-- BEGIN Exercise input --

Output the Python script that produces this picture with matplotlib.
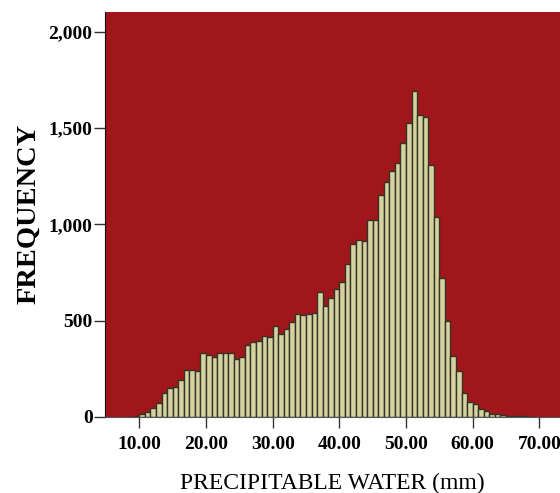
import numpy as np
import matplotlib
matplotlib.use("Agg")
import matplotlib.pyplot as plt
from matplotlib.ticker import FuncFormatter

# histogram counts, bins of 10/12 mm starting at 8.33 mm
bin_start = 25 / 3
bin_width = 10 / 12
counts = [
    1, 3,
    14, 24, 45, 71, 121, 149, 155, 190, 244, 244, 238, 332,
    323, 311, 333, 333, 333, 302, 311, 375, 389, 396, 422, 413,
    472, 432, 458, 494, 534, 530, 535, 541, 648, 577, 615, 663,
    701, 794, 896, 921, 912, 1024, 1022, 1154, 1218, 1278, 1321, 1421,
    1528, 1691, 1570, 1560, 1307, 1040, 720, 497, 316, 235, 123, 79,
    67, 41, 31, 12, 16, 10, 5, 5, 3, 2, 1,
]
x_ticks = [10, 20, 30, 40, 50, 60, 70]
y_ticks = [0, 500, 1000, 1500, 2000]

edges = bin_start + bin_width * np.arange(len(counts))

fig = plt.figure(figsize=(5.6, 4.93), dpi=100)
ax = fig.add_axes([105 / 560, 1 - 416.7 / 493, 455 / 560, 404.7 / 493])
ax.set_facecolor("#A0161B")

ax.bar(edges, counts, width=bin_width, align="edge",
       color="#D6D29F", edgecolor="#33332A", linewidth=1.0)

ax.set_xlim(4.855, 73.1)
ax.set_ylim(0, 2104)
ax.set_xticks(x_ticks)
ax.set_yticks(y_ticks)
ax.xaxis.set_major_formatter(FuncFormatter(lambda v, p: f"{v:.2f}"))
ax.yaxis.set_major_formatter(FuncFormatter(lambda v, p: f"{int(v):,}"))

for lab in ax.get_xticklabels() + ax.get_yticklabels():
    lab.set_fontfamily("Liberation Serif")
    lab.set_fontweight("bold")
    lab.set_fontsize(14)
ax.tick_params(axis="both", length=8, width=1, color="#333333")
ax.tick_params(axis="x", pad=6)
ax.tick_params(axis="y", pad=1)

for s in ["top", "right"]:
    ax.spines[s].set_visible(False)
ax.spines["left"].set_color("#111111")
ax.spines["bottom"].set_color("#555555")

ax.set_xlabel("PRECIPITABLE WATER (mm)", fontfamily="Liberation Serif",
              fontsize=17, labelpad=14)
ax.set_ylabel("FREQUENCY", fontfamily="Liberation Serif", fontweight="bold",
              fontsize=20.5, labelpad=5)

fig.savefig("out.png", dpi=100)
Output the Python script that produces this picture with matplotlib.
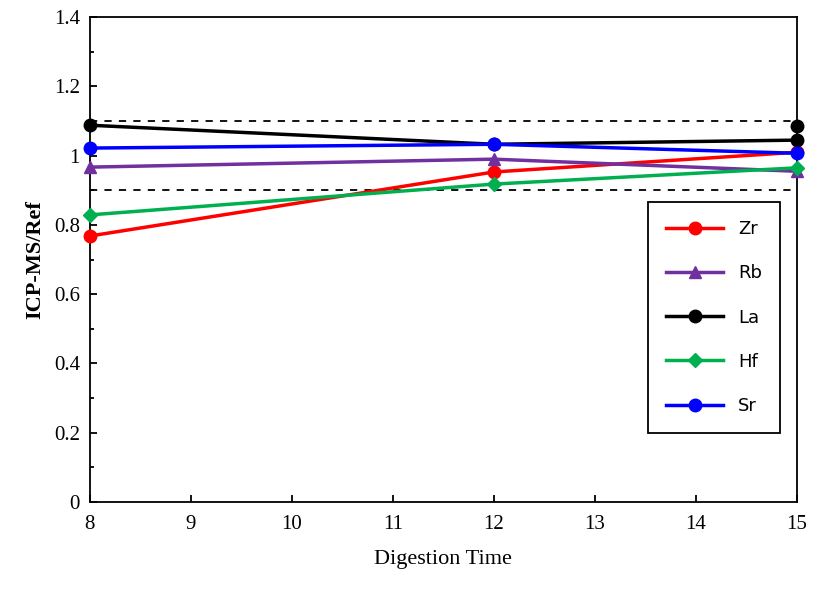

-- END Exercise input --

What this task involves ▸ Pictures stay out; repeat all the rest of the records exactly.

Task solution ▸
Output the Python script that produces this picture with matplotlib.
import numpy as np
import matplotlib
matplotlib.use("Agg")
import matplotlib.pyplot as plt
from matplotlib.ticker import FuncFormatter

# histogram counts, bins of 10/12 mm starting at 8.33 mm
bin_start = 25 / 3
bin_width = 10 / 12
counts = [
    1, 3,
    14, 24, 45, 71, 121, 149, 155, 190, 244, 244, 238, 332,
    323, 311, 333, 333, 333, 302, 311, 375, 389, 396, 422, 413,
    472, 432, 458, 494, 534, 530, 535, 541, 648, 577, 615, 663,
    701, 794, 896, 921, 912, 1024, 1022, 1154, 1218, 1278, 1321, 1421,
    1528, 1691, 1570, 1560, 1307, 1040, 720, 497, 316, 235, 123, 79,
    67, 41, 31, 12, 16, 10, 5, 5, 3, 2, 1,
]
x_ticks = [10, 20, 30, 40, 50, 60, 70]
y_ticks = [0, 500, 1000, 1500, 2000]

edges = bin_start + bin_width * np.arange(len(counts))

fig = plt.figure(figsize=(5.6, 4.93), dpi=100)
ax = fig.add_axes([105 / 560, 1 - 416.7 / 493, 455 / 560, 404.7 / 493])
ax.set_facecolor("#A0161B")

ax.bar(edges, counts, width=bin_width, align="edge",
       color="#D6D29F", edgecolor="#33332A", linewidth=1.0)

ax.set_xlim(4.855, 73.1)
ax.set_ylim(0, 2104)
ax.set_xticks(x_ticks)
ax.set_yticks(y_ticks)
ax.xaxis.set_major_formatter(FuncFormatter(lambda v, p: f"{v:.2f}"))
ax.yaxis.set_major_formatter(FuncFormatter(lambda v, p: f"{int(v):,}"))

for lab in ax.get_xticklabels() + ax.get_yticklabels():
    lab.set_fontfamily("Liberation Serif")
    lab.set_fontweight("bold")
    lab.set_fontsize(14)
ax.tick_params(axis="both", length=8, width=1, color="#333333")
ax.tick_params(axis="x", pad=6)
ax.tick_params(axis="y", pad=1)

for s in ["top", "right"]:
    ax.spines[s].set_visible(False)
ax.spines["left"].set_color("#111111")
ax.spines["bottom"].set_color("#555555")

ax.set_xlabel("PRECIPITABLE WATER (mm)", fontfamily="Liberation Serif",
              fontsize=17, labelpad=14)
ax.set_ylabel("FREQUENCY", fontfamily="Liberation Serif", fontweight="bold",
              fontsize=20.5, labelpad=5)

fig.savefig("out.png", dpi=100)
Output the Python script that produces this picture with matplotlib.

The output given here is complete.